In a natively integrated manufacturing ERP solution:

  • A new sales order flows immediately into MRP
  • MRP creates purchase orders and work orders from current inventory and capacity data
  • Work orders drive the shop floor schedule
  • Operator activity updates work order status in real time
  • Shipping and invoicing close out the order in the same system

The result is a closed loop. Planners, supervisors, and managers work from one version of what is happening. Late jobs surface early. Decisions are based on current information.

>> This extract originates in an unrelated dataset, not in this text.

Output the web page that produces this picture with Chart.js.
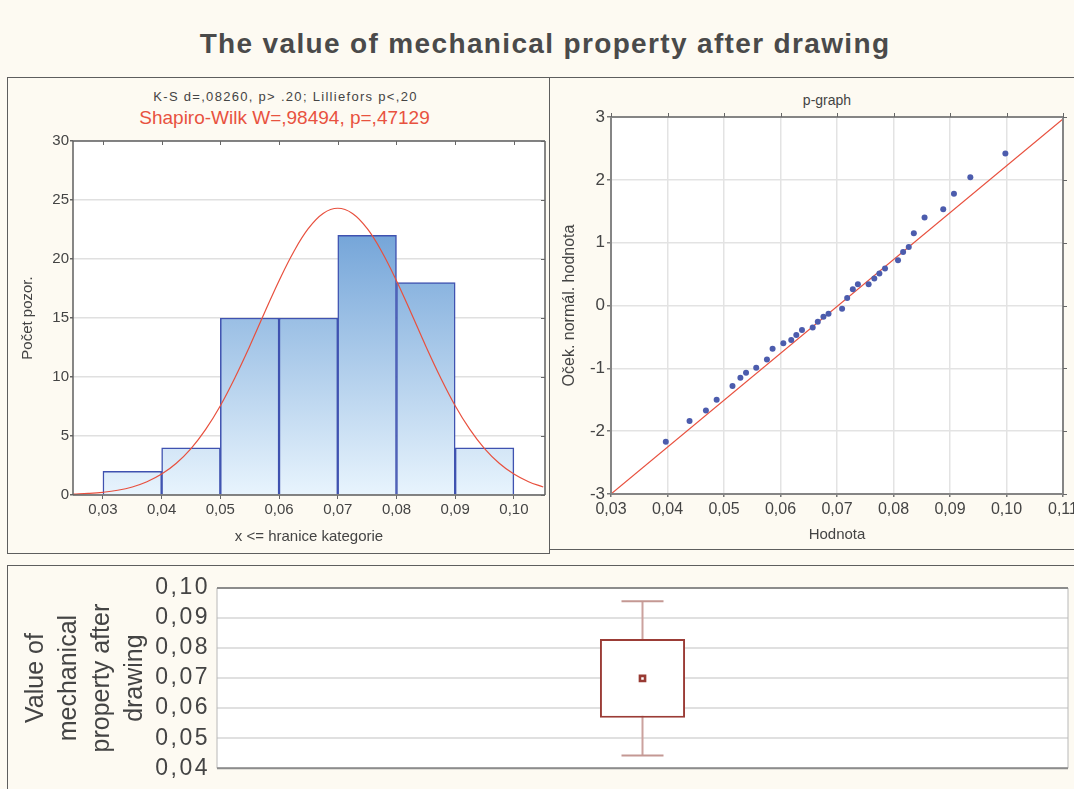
<!DOCTYPE html>
<html>
<head>
<meta charset="utf-8">
<title>The value of mechanical property after drawing</title>
<script src="https://cdn.jsdelivr.net/npm/chart.js@4.4.1/dist/chart.umd.min.js"></script>
<style>
html, body { margin: 0; padding: 0; background: #fdfaf2; }
#page { position: relative; width: 1074px; height: 789px; overflow: hidden; background: #fdfaf2;
        font-family: 'Liberation Sans', Arial, sans-serif; color: #444; }
.panel { position: absolute; border: 1px solid #5e5e5e; box-sizing: border-box; }
canvas { position: absolute; }
.txt { position: absolute; text-align: center; white-space: nowrap; }
</style>
</head>
<body>
<div id="page">
  <div class="txt" style="left:8px;top:28px;width:1074px;font-weight:bold;font-size:28px;line-height:32px;letter-spacing:1.35px;color:#4a4a4a">The value of mechanical property after drawing</div>

  <div class="panel" style="left:7px;top:77px;width:543px;height:477px"></div>
  <div class="panel" style="left:549px;top:77px;width:540px;height:473px"></div>
  <div class="panel" style="left:7px;top:565px;width:1080px;height:240px"></div>

  <div class="txt" style="left:8px;top:89px;width:555px;font-size:13px;line-height:16px;letter-spacing:1.3px;color:#444">K-S d=,08260, p&gt; .20; Lilliefors p&lt;,20</div>
  <div class="txt" style="left:8px;top:107px;width:553px;font-size:19px;line-height:22px;color:#e8523f">Shapiro-Wilk W=,98494, p=,47129</div>
  <div class="txt" style="left:737px;top:92px;width:180px;font-size:14px;line-height:16px;color:#444">p-graph</div>

  <canvas id="hist" width="540" height="474" style="left:8px;top:78px"></canvas>
  <canvas id="pgraph" width="540" height="471" style="left:550px;top:78px"></canvas>
  <canvas id="box" width="1066" height="223" style="left:8px;top:566px"></canvas>
</div>
<script>
// histogram: category bounds and counts
const binEdges = [0.03, 0.04, 0.05, 0.06, 0.07, 0.08, 0.09, 0.10];
const binCounts = [2, 4, 15, 15, 22, 18, 4];

// fitted normal curve
const curveX = [0.025, 0.0275, 0.03, 0.0325, 0.035, 0.0375, 0.04, 0.0425, 0.045, 0.0475,
                0.05, 0.0525, 0.055, 0.0575, 0.06, 0.0625, 0.065, 0.0675, 0.07, 0.0725,
                0.075, 0.0775, 0.08, 0.0825, 0.085, 0.0875, 0.09, 0.0925, 0.095, 0.0975,
                0.10, 0.1025, 0.105];
const curveY = [0.07, 0.13, 0.23, 0.40, 0.68, 1.12, 1.77, 2.69, 3.93, 5.56,
                7.57, 9.96, 12.61, 15.42, 18.16, 20.62, 22.59, 23.86, 24.30, 23.86,
                22.59, 20.62, 18.16, 15.42, 12.61, 9.96, 7.57, 5.56, 3.93, 2.69,
                1.77, 1.12, 0.68];

// p-graph points
const probX = [0.0397, 0.0439, 0.0468, 0.0487, 0.0515, 0.0529, 0.0539, 0.0557, 0.0576, 0.0586,
               0.0605, 0.0619, 0.0628, 0.0638, 0.0657, 0.0666, 0.0676, 0.0685, 0.0709, 0.0718,
               0.0728, 0.0737, 0.0756, 0.0766, 0.0775, 0.0785, 0.0808, 0.0817, 0.0827, 0.0836,
               0.0855, 0.0888, 0.0907, 0.0936, 0.0998];
const probY = [-2.17, -1.84, -1.67, -1.50, -1.28, -1.15, -1.07, -0.99, -0.86, -0.69,
               -0.60, -0.55, -0.47, -0.39, -0.35, -0.26, -0.18, -0.13, -0.05, 0.12,
               0.26, 0.34, 0.34, 0.43, 0.51, 0.59, 0.72, 0.85, 0.93, 1.15,
               1.40, 1.53, 1.78, 2.04, 2.42];
const refLineX = [0.03, 0.11];
const refLineY = [-3.0, 2.97];

// box plot: mean, mean +- SD, mean +- 1.96 SD
const boxLabels = ['Value of mechanical property after drawing'];
const boxMean = [0.0699];
const boxLow = [0.0568];
const boxHigh = [0.0830];
const whiskLow = [0.0442];
const whiskHigh = [0.0956];

Chart.defaults.font.family = "'Liberation Sans', Arial, sans-serif";
Chart.defaults.color = '#444';

const comma = v => Number(v).toFixed(2).replace('.', ',');

// white plot area, frame, mirrored ticks, spaced tick labels
const panelPlugin = {
    id: 'panel',
    beforeDraw(chart, args, opts) {
        const {ctx, chartArea: a} = chart;
        ctx.letterSpacing = '0px';
        ctx.save();
        ctx.fillStyle = '#ffffff';
        ctx.fillRect(a.left, a.top, a.right - a.left, a.bottom - a.top);
        ctx.restore();
    },
    afterDatasetsDraw(chart, args, opts) {
        // tick labels with z > 0 are drawn after this point
        chart.ctx.letterSpacing = opts.spacing || '0px';
    },
    afterDraw(chart, args, opts) {
        const {ctx, chartArea: a} = chart;
        ctx.letterSpacing = '0px';
        ctx.save();
        ctx.strokeStyle = opts.sideColor || opts.color;
        ctx.lineWidth = opts.sideWidth || opts.width;
        ctx.beginPath();
        ctx.moveTo(a.left, a.top); ctx.lineTo(a.left, a.bottom);
        ctx.moveTo(a.right, a.top); ctx.lineTo(a.right, a.bottom);
        ctx.stroke();
        ctx.strokeStyle = opts.color;
        ctx.lineWidth = opts.width;
        ctx.beginPath();
        ctx.moveTo(a.left, a.top); ctx.lineTo(a.right, a.top);
        ctx.moveTo(a.left, a.bottom); ctx.lineTo(a.right, a.bottom);
        ctx.stroke();
        if (opts.mirrorTicks) {
            const d = opts.mirrorTicks;
            ctx.lineWidth = 1;
            ctx.strokeStyle = '#666';
            const xs = chart.scales.x, ys = chart.scales.y;
            ctx.beginPath();
            xs.ticks.forEach(t => {
                const px = Math.round(xs.getPixelForValue(t.value)) + 0.5;
                ctx.moveTo(px, a.top); ctx.lineTo(px, a.top + d);
            });
            ys.ticks.forEach(t => {
                const py = Math.round(ys.getPixelForValue(t.value)) + 0.5;
                ctx.moveTo(a.right, py); ctx.lineTo(a.right - d, py);
            });
            ctx.stroke();
        }
        ctx.restore();
    }
};

function histFill(context) {
    const area = context.chart.chartArea;
    if (!area) return '#9dc3e8';
    const g = context.chart.ctx.createLinearGradient(0, area.top, 0, area.bottom);
    g.addColorStop(0, '#6a9ad1');
    g.addColorStop(0.27, '#76a6d9');
    g.addColorStop(1, '#e8f4fd');
    return g;
}

const histChart = new Chart(document.getElementById('hist'), {
    data: {
        datasets: [{
            type: 'line',
            data: curveX.map((x, i) => ({x: x, y: curveY[i]})),
            borderColor: '#e8503e',
            borderWidth: 1.2,
            pointRadius: 0,
            tension: 0.4,
            order: 0
        }, {
            type: 'bar',
            data: binCounts.map((c, i) => ({x: (binEdges[i] + binEdges[i + 1]) / 2, y: c})),
            backgroundColor: histFill,
            borderColor: '#3f52b0',
            borderWidth: 1.5,
            barPercentage: 1,
            categoryPercentage: 1,
            order: 1
        }]
    },
    options: {
        responsive: false,
        animation: false,
        layout: { autoPadding: false, padding: { left: 0, right: 3, top: 63, bottom: 0 } },
        plugins: {
            legend: { display: false },
            tooltip: { enabled: false },
            panel: { color: '#606060', width: 1.5, mirrorTicks: 4 }
        },
        scales: {
            x: {
                type: 'linear',
                offset: false,
                min: 0.0249,
                max: 0.1053,
                ticks: { stepSize: 0.01, includeBounds: false, callback: comma, font: { size: 15 }, padding: 2, maxRotation: 0 },
                grid: { drawOnChartArea: false, offset: false, tickLength: 4, tickColor: '#666' },
                border: { display: false },
                title: { display: true, text: 'x <= hranice kategorie', font: { size: 15 }, padding: { top: 0, bottom: 6 } },
                afterFit: s => { s.height = 57; }
            },
            y: {
                min: 0,
                max: 30,
                ticks: { stepSize: 5, font: { size: 15 }, padding: 1 },
                grid: { color: '#e0e0e0', lineWidth: 1.5, tickLength: 3, tickColor: '#666' },
                border: { display: false },
                title: { display: true, text: 'Počet pozor.', font: { size: 15 }, padding: { top: 11, bottom: 0 } },
                afterFit: s => { s.width = 65; }
            }
        }
    },
    plugins: [panelPlugin]
});

const pChart = new Chart(document.getElementById('pgraph'), {
    data: {
        datasets: [{
            type: 'scatter',
            data: probX.map((x, i) => ({x: x, y: probY[i]})),
            backgroundColor: '#4c5cad',
            borderWidth: 0,
            pointRadius: 3,
            order: 0
        }, {
            type: 'line',
            data: refLineX.map((x, i) => ({x: x, y: refLineY[i]})),
            borderColor: '#e8503e',
            borderWidth: 1.2,
            pointRadius: 0,
            order: 1
        }]
    },
    options: {
        responsive: false,
        animation: false,
        layout: { autoPadding: false, padding: { left: 0, right: 27, top: 39, bottom: 0 } },
        plugins: {
            legend: { display: false },
            tooltip: { enabled: false },
            panel: { color: '#858585', width: 2, mirrorTicks: -4 }
        },
        scales: {
            x: {
                type: 'linear',
                min: 0.03,
                max: 0.11,
                ticks: { stepSize: 0.01, callback: comma, font: { size: 16 }, padding: 3, maxRotation: 0 },
                grid: { color: '#e3e3e3', lineWidth: 1.5, tickLength: 3, tickColor: '#777' },
                border: { display: false },
                title: { display: true, text: 'Hodnota', font: { size: 15 }, padding: { top: 0, bottom: 5 } },
                afterFit: s => { s.height = 55; }
            },
            y: {
                type: 'linear',
                min: -3,
                max: 3,
                ticks: { stepSize: 1, font: { size: 17 }, padding: 2 },
                grid: { color: '#e3e3e3', lineWidth: 1.5, tickLength: 4, tickColor: '#777' },
                border: { display: false },
                title: { display: true, text: 'Oček. normál. hodnota', font: { size: 16 }, padding: { top: 10, bottom: 0 } },
                afterFit: s => { s.width = 61; }
            }
        }
    },
    plugins: [panelPlugin]
});

const boxChart = new Chart(document.getElementById('box'), {
    data: {
        labels: boxLabels,
        datasets: [{
            type: 'line',
            data: boxMean,
            showLine: false,
            pointStyle: 'rect',
            pointRadius: 3.6,
            borderColor: '#983a33',
            borderWidth: 2.6,
            backgroundColor: '#ffffff',
            order: 0
        }, {
            type: 'bar',
            data: boxLow.map((v, i) => [v, boxHigh[i]]),
            backgroundColor: '#ffffff',
            borderColor: '#9b3c36',
            borderWidth: 2,
            borderSkipped: false,
            barPercentage: 0.1,
            categoryPercentage: 1,
            order: 1
        }, {
            type: 'line',
            data: [{x: boxLabels[0], y: whiskLow[0]}, {x: boxLabels[0], y: whiskHigh[0]}],
            borderColor: '#cba29e',
            borderWidth: 2,
            pointStyle: 'line',
            pointRadius: 21,
            pointBorderColor: '#c49893',
            pointBorderWidth: 2,
            order: 2
        }]
    },
    options: {
        responsive: false,
        animation: false,
        layout: { autoPadding: false, padding: { left: 0, right: 6, top: 22, bottom: 19 } },
        plugins: {
            legend: { display: false },
            tooltip: { enabled: false },
            panel: { color: '#8c8c8c', width: 2, sideColor: '#b8b8b8', sideWidth: 1, spacing: '2.5px' }
        },
        scales: {
            x: { type: 'category', display: false },
            y: {
                min: 0.04,
                max: 0.10,
                ticks: { stepSize: 0.01, autoSkip: false, z: 1, callback: comma, font: { size: 23 }, padding: 7 },
                grid: { color: '#e0e0e0', lineWidth: 2, drawTicks: false },
                border: { display: false },
                title: {
                    display: true,
                    text: ['Value of', 'mechanical', 'property after', 'drawing'],
                    font: { size: 25, lineHeight: 1.32 },
                    padding: { top: 12, bottom: 0 }
                },
                afterFit: s => { s.width = 209; }
            }
        }
    },
    plugins: [panelPlugin]
});
</script>
</body>
</html>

What to Look for in a Manufacturing ERP Solution

Not all manufacturing ERP software works this way. Some products are assembled from acquired software, each with its own database, and the integration between them is limited. Others are designed for the enterprise and carry complexity that midmarket shops do not need.

For small and midmarket manufacturers, the right manufacturing ERP solution:

  • Runs scheduling and capacity planning against actual machine and labor constraints
  • Connects purchasing directly to production planning and work orders
  • Includes shop floor execution tools operators use at the machine, not after the shift
  • Provides live dashboards that draw from a single shared database
  • Does not require a separate BI tool to produce basic cross-functional reports

The test is whether adding a new order requires you to update multiple systems, or whether it flows through the entire operation from one entry point.

On-time delivery is an output. The inputs are accurate schedules, current floor data, and information that reaches the right people before a problem becomes a shipment. Manufacturing ERP software gives you control over those inputs.

If your shop is still reconciling systems to answer a customer’s delivery question, the problem is not effort. The problem is architecture.